Now the nuc is handy I can try to help the bees get through the winter. The bees have scoffed two litres of syrup in the week since they came down from the chimney. They have drawn out new comb on the empty frames of the nuc and the Queen has laid eggs! Well that is a good start. The bees are short of stores so I have refilled the liquid feeder. Whilst the weather remains warm they will draw wax. The picture left is a emergency frame feeder made by wrapping wire round a frame to create a pocket to hold a 2.5kg pack of fondant. When the bees can no longer process the syrup they will be able to feed on the fondant in lieu of a stock of honey. You can see the bees are already checking out the fondant. 
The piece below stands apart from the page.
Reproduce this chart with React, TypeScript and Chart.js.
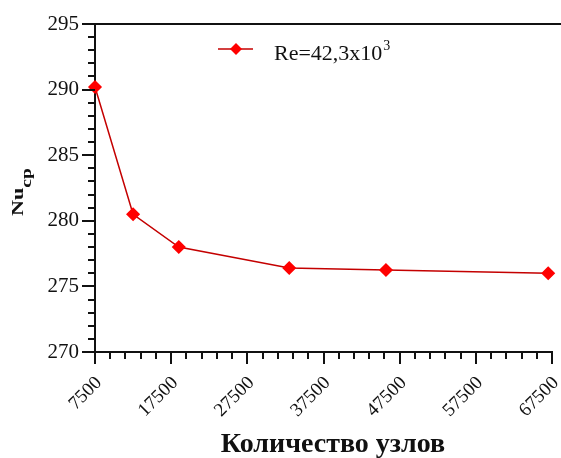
import React, { useEffect, useRef } from "react";
import { Chart, registerables } from "chart.js";

Chart.register(...registerables);

const nodes = [7500, 12500, 18500, 33000, 45700, 67000];
const nuValues = [290.2, 280.5, 278.0, 276.4, 276.25, 276.0];
const xTicks = [7500, 17500, 27500, 37500, 47500, 57500, 67500];
const yTicks = [270, 275, 280, 285, 290, 295];
const seriesLabel = "Re=42,3x10";
const seriesSup = "3";
const xTitle = "Количество узлов";
const yTitleMain = "Nu";
const yTitleSub = "cp";

const SERIF = "'Liberation Serif', 'Times New Roman', serif";
Chart.defaults.font.family = SERIF;

const decorPlugin = {
  id: "decor",
  afterDraw(chart: any) {
    const ctx = chart.ctx;
    const xs = chart.scales.x;
    const ys = chart.scales.y;
    const area = chart.chartArea;
    ctx.save();
    ctx.strokeStyle = "#111";
    ctx.lineWidth = 2;
    // top line
    ctx.beginPath();
    ctx.moveTo(area.left, area.top);
    ctx.lineTo(chart.width, area.top);
    ctx.stroke();
    // x ticks (major + minor)
    for (let v = xTicks[0]; v <= xTicks[xTicks.length - 1]; v += 2000) {
      const major = (v - xTicks[0]) % 10000 === 0;
      const px = Math.round(xs.getPixelForValue(v));
      ctx.beginPath();
      ctx.moveTo(px, area.bottom);
      ctx.lineTo(px, area.bottom + (major ? 12 : 7));
      ctx.stroke();
    }
    // y ticks (major + minor)
    for (let v = yTicks[0]; v <= yTicks[yTicks.length - 1]; v += 1) {
      const major = v % 5 === 0;
      const py = Math.round(ys.getPixelForValue(v));
      ctx.beginPath();
      ctx.moveTo(area.left, py);
      ctx.lineTo(area.left - (major ? 13 : 7), py);
      ctx.stroke();
    }
    // legend
    const lx = area.left + 123;
    const ly = area.top + 25;
    ctx.strokeStyle = "#c40000";
    ctx.lineWidth = 1.5;
    ctx.beginPath();
    ctx.moveTo(lx, ly);
    ctx.lineTo(lx + 35, ly);
    ctx.stroke();
    ctx.fillStyle = "#ff0000";
    ctx.beginPath();
    const cx = lx + 18;
    ctx.moveTo(cx, ly - 6);
    ctx.lineTo(cx + 6, ly);
    ctx.lineTo(cx, ly + 6);
    ctx.lineTo(cx - 6, ly);
    ctx.closePath();
    ctx.fill();
    ctx.fillStyle = "#111";
    ctx.font = `22px ${SERIF}`;
    ctx.textAlign = "left";
    ctx.textBaseline = "alphabetic";
    ctx.fillText(seriesLabel, lx + 56, ly + 11);
    const w = ctx.measureText(seriesLabel).width;
    ctx.font = `14px ${SERIF}`;
    ctx.fillText(seriesSup, lx + 56 + w + 1, ly + 1);
    // x title
    ctx.font = `bold 28px ${SERIF}`;
    ctx.textAlign = "center";
    ctx.fillText(xTitle, 333, 452);
    // y title
    ctx.save();
    ctx.translate(23, 216);
    ctx.rotate(-Math.PI / 2);
    ctx.scale(1.3, 1);
    ctx.textAlign = "left";
    ctx.font = `bold 17px ${SERIF}`;
    ctx.fillText(yTitleMain, 0, 0);
    const w2 = ctx.measureText(yTitleMain).width;
    ctx.font = `bold 15px ${SERIF}`;
    ctx.fillText(yTitleSub, w2, 8);
    ctx.restore();
    ctx.restore();
  },
};

export default function App() {
  const ref = useRef<HTMLCanvasElement>(null);
  useEffect(() => {
    document.body.style.margin = "0";
    const chart = new Chart(ref.current!, {
      type: "line",
      data: {
        datasets: [
          {
            label: seriesLabel,
            data: nodes.map((x, i) => ({ x, y: nuValues[i] })),
            borderColor: "#c40000",
            borderWidth: 1.5,
            backgroundColor: "#ff0000",
            pointBackgroundColor: "#ff0000",
            pointBorderColor: "#ff0000",
            pointStyle: "rectRot",
            pointRadius: 6,
            tension: 0,
            clip: false as any,
          },
        ],
      },
      options: {
        animation: false,
        responsive: false,
        layout: { padding: { top: 24, right: 9, left: 0, bottom: 0 } },
        plugins: { legend: { display: false }, tooltip: { enabled: false } },
        scales: {
          x: {
            type: "linear",
            min: 7500,
            max: 67500,
            afterBuildTicks: (s: any) => {
              s.ticks = xTicks.map((v) => ({ value: v }));
            },
            afterFit: (s: any) => {
              s.height = 106;
              s.paddingLeft = 0;
              s.paddingRight = 0;
            },
            grid: { display: true, drawOnChartArea: false, drawTicks: false, color: "transparent" },
            border: { display: true, color: "#111", width: 2 },
            ticks: {
              autoSkip: false,
              minRotation: 45,
              maxRotation: 45,
              padding: 20,
              labelOffset: 4,
              color: "#111",
              font: { family: SERIF, size: 19 },
              callback: (v: any) => String(v),
            },
          },
          y: {
            min: 270,
            max: 295,
            afterBuildTicks: (s: any) => {
              s.ticks = yTicks.map((v) => ({ value: v }));
            },
            afterFit: (s: any) => {
              s.width = 95;
              s.paddingTop = 0;
              s.paddingBottom = 0;
            },
            grid: { display: true, drawOnChartArea: false, drawTicks: false, color: "transparent" },
            border: { display: true, color: "#111", width: 2 },
            ticks: {
              padding: 16,
              color: "#111",
              font: { family: SERIF, size: 21 },
              callback: (v: any) => String(v),
            },
          },
        },
      },
      plugins: [decorPlugin],
    });
    return () => chart.destroy();
  }, []);
  return <canvas ref={ref} width={561} height={458} style={{ display: "block" }} />;
}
If you look closely you will see the bee fanning (bums in the air) at the entrance to the nuc. They are saying come in, this where we live. Top right you can see a bee with pollen on its legs. They only need pollen when they are feeding brood. An indication the Queen is active. Things are looking up for this displaced colony. There was some Varroa mite damage in the old colony. By creating a massive upheaval for the colony requiring them to make new comb we might have shaken off the mites to a level where they do not have a detrimental effect on the colony over the winter. The bees still have the challenge of the winter ahead. I will have to top the food up and keep the colony in a sheltered spot so they do not have to work hard to maintain the colony through the lean months. 
Saving bees from buildings requires a good deal of knowledge and husbandry but not to play down the role of a good helping of luck especially when working outside the normal bee keeping season. 
Just a note on Ian the bricky.....................He is now a fan of honeybees.